In an Irish case of R v Faulkner4 a sailor, while stealing rum from a cask in the hold of his ship, held in his hand a lighted match, which ignited the rum thereby burning down the ship. The Court for Crown Cases Reserved in Ireland quashed his conviction, following R v Pembliton. In a recent Irish decision, The People v Haves5, the accused was successful in an appeal against his conviction for setting fire to the Church of the Assumption, Tullamore. The evidence was that Hayes and his companion had broken into the church allegedly searching for money. There being no light they used candles. While they were searching a confession box for cash, having been unsuccessful in their search of the shrines, the curtain on the confession box caught fire and the fire spread throughout the church. Hayes's appeal against conviction was also allowed on the Pembliton basis.
Recklessness in criminal law has traditionally been defined in a subjective sense. Applying that test, the accused must have at least adverted to the risk that the particular damage caused might result from his actions if he is to be convicted. In two of the cases cited in the preceding paragraph, the accused were successful in their appeals because they had said in evidence that their minds were on theft and theft alone.

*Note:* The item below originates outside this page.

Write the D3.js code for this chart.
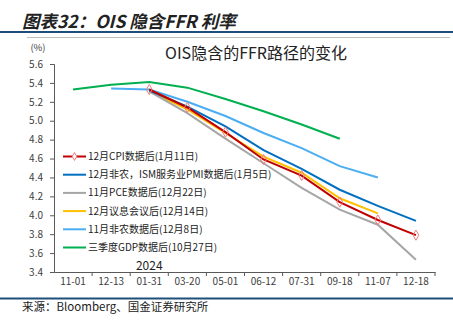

Faulkner and Hayes were, of course, cases of arson, which, for reasons examined in Chapter 8, is a specific offence distinct from the offence of malicious damage, although the mens rea required is the same for each offence. More often than not, prosecutions for arson are based on admissions by the accused that he was negligent in the lighting of a small fire in a premises for heat or light or the careless discarding of a match or cigarette butt. (Such admissions have been more readily available in recent years since, as the offences are scheduled under the Offences Against the State Act 1939, the Gardai have been able to detain and interrogate suspects for 48 hours).6 While conscientious jurors may well suspect that a particular accused is not telling the truth they will usually find themselves left with his account of events only, proclaiming his inadvertence to the actual risk, without any independent and persuasive forensic evidence suggesting advertence. Such forensic evidence is rarely available after a fire.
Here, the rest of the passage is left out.